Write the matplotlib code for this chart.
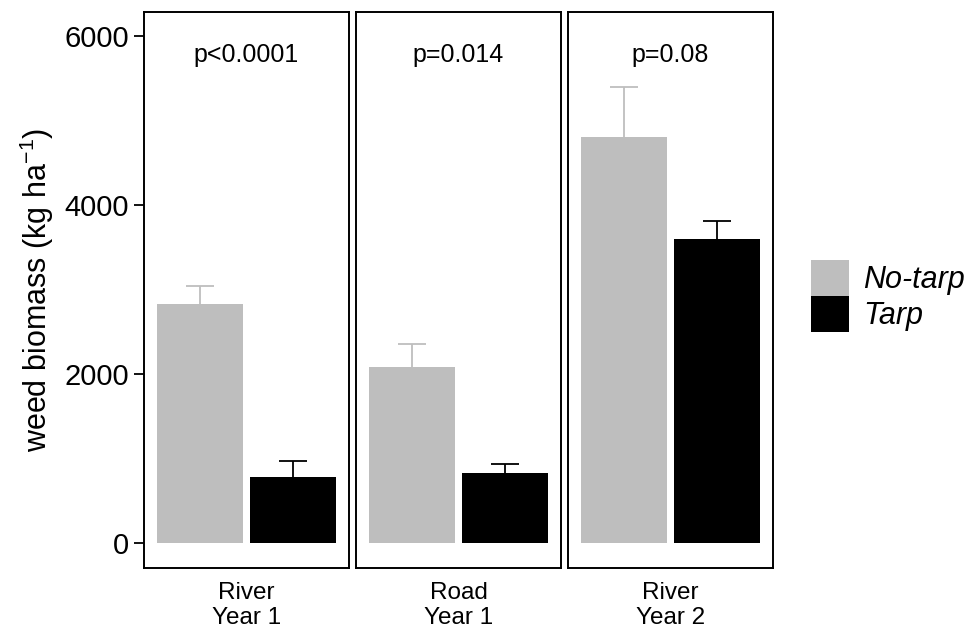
import numpy as np
import matplotlib.pyplot as plt
from matplotlib.patches import Patch

plt.rcParams['font.family'] = ['Liberation Sans', 'DejaVu Sans']
plt.rcParams['mathtext.fontset'] = 'custom'
plt.rcParams['mathtext.rm'] = 'Liberation Sans'
plt.rcParams['mathtext.it'] = 'Liberation Sans:italic'

# site / year groups (one panel each)
groups = ['River\nYear 1', 'Road\nYear 1', 'River\nYear 2']
p_labels = ['p<0.0001', 'p=0.014', 'p=0.08']
treatments = ['No-tarp', 'Tarp']
colors = ['#bebebe', '#000000']

# mean weed biomass (kg/ha) and upper error
notarp_mean = [2830, 2085, 4810]
notarp_se = [210, 275, 585]
tarp_mean = [785, 835, 3600]
tarp_se = [185, 100, 218]

means = np.array([notarp_mean, tarp_mean])
ses = np.array([notarp_se, tarp_se])

W, H = 968, 628
fig = plt.figure(figsize=(W / 100, H / 100), dpi=100)

left0 = 144
pw = 205
gap = 7
top = 12
bot = 568

offsets = [-0.272, 0.272]
bw = 0.505
cap = 0.08

axes = []
for i, g in enumerate(groups):
    x0 = left0 + i * (pw + gap)
    ax = fig.add_axes([x0 / W, 1 - bot / H, pw / W, (bot - top) / H])
    axes.append(ax)
    for j in range(2):
        xc = offsets[j]
        m = means[j, i]
        e = ses[j, i]
        ax.vlines(xc, m, m + e, color=colors[j], lw=1.3, zorder=1)
        ax.hlines(m + e, xc - cap, xc + cap, color=colors[j], lw=1.3, zorder=1)
        ax.bar(xc, m, width=bw, color=colors[j], zorder=2)
    ax.text(0, 5780, p_labels[i], ha='center', va='center', fontsize=18)
    ax.set_xlim(-0.6, 0.6)
    ax.set_ylim(-290, 6284)
    ax.set_xticks([0])
    ax.set_xticklabels([g], fontsize=17.5, linespacing=1.2)
    ax.tick_params(axis='x', length=0, pad=10)
    for s in ax.spines.values():
        s.set_linewidth(1.4)
        s.set_color('black')
    if i == 0:
        ax.set_yticks([0, 2000, 4000, 6000])
        ax.tick_params(axis='y', length=7, width=1.3, labelsize=21, pad=4)
        ax.set_ylabel(r'weed biomass (kg ha$^{-1}$)', fontsize=22, labelpad=6)
    else:
        ax.set_yticks([])

handles = [Patch(facecolor=c, edgecolor='none') for c in colors]
leg = fig.legend(handles, treatments, loc='center left',
                 bbox_to_anchor=(811 / W, 1 - 296 / H), frameon=False,
                 fontsize=22, handlelength=1.25, handleheight=1.44,
                 labelspacing=0, handletextpad=0.45, borderpad=0,
                 borderaxespad=0)
for t in leg.get_texts():
    t.set_fontstyle('italic')

fig.savefig('out.png', dpi=100)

------------------------------------------------------------

# DIRECTIONS
Copy the data exactly. Any picture it contains is to be omitted.

# SOLUTION TO THIS EXERCISE
Write the matplotlib code for this chart.
import numpy as np
import matplotlib.pyplot as plt
from matplotlib.patches import Patch

plt.rcParams['font.family'] = ['Liberation Sans', 'DejaVu Sans']
plt.rcParams['mathtext.fontset'] = 'custom'
plt.rcParams['mathtext.rm'] = 'Liberation Sans'
plt.rcParams['mathtext.it'] = 'Liberation Sans:italic'

# site / year groups (one panel each)
groups = ['River\nYear 1', 'Road\nYear 1', 'River\nYear 2']
p_labels = ['p<0.0001', 'p=0.014', 'p=0.08']
treatments = ['No-tarp', 'Tarp']
colors = ['#bebebe', '#000000']

# mean weed biomass (kg/ha) and upper error
notarp_mean = [2830, 2085, 4810]
notarp_se = [210, 275, 585]
tarp_mean = [785, 835, 3600]
tarp_se = [185, 100, 218]

means = np.array([notarp_mean, tarp_mean])
ses = np.array([notarp_se, tarp_se])

W, H = 968, 628
fig = plt.figure(figsize=(W / 100, H / 100), dpi=100)

left0 = 144
pw = 205
gap = 7
top = 12
bot = 568

offsets = [-0.272, 0.272]
bw = 0.505
cap = 0.08

axes = []
for i, g in enumerate(groups):
    x0 = left0 + i * (pw + gap)
    ax = fig.add_axes([x0 / W, 1 - bot / H, pw / W, (bot - top) / H])
    axes.append(ax)
    for j in range(2):
        xc = offsets[j]
        m = means[j, i]
        e = ses[j, i]
        ax.vlines(xc, m, m + e, color=colors[j], lw=1.3, zorder=1)
        ax.hlines(m + e, xc - cap, xc + cap, color=colors[j], lw=1.3, zorder=1)
        ax.bar(xc, m, width=bw, color=colors[j], zorder=2)
    ax.text(0, 5780, p_labels[i], ha='center', va='center', fontsize=18)
    ax.set_xlim(-0.6, 0.6)
    ax.set_ylim(-290, 6284)
    ax.set_xticks([0])
    ax.set_xticklabels([g], fontsize=17.5, linespacing=1.2)
    ax.tick_params(axis='x', length=0, pad=10)
    for s in ax.spines.values():
        s.set_linewidth(1.4)
        s.set_color('black')
    if i == 0:
        ax.set_yticks([0, 2000, 4000, 6000])
        ax.tick_params(axis='y', length=7, width=1.3, labelsize=21, pad=4)
        ax.set_ylabel(r'weed biomass (kg ha$^{-1}$)', fontsize=22, labelpad=6)
    else:
        ax.set_yticks([])

handles = [Patch(facecolor=c, edgecolor='none') for c in colors]
leg = fig.legend(handles, treatments, loc='center left',
                 bbox_to_anchor=(811 / W, 1 - 296 / H), frameon=False,
                 fontsize=22, handlelength=1.25, handleheight=1.44,
                 labelspacing=0, handletextpad=0.45, borderpad=0,
                 borderaxespad=0)
for t in leg.get_texts():
    t.set_fontstyle('italic')

fig.savefig('out.png', dpi=100)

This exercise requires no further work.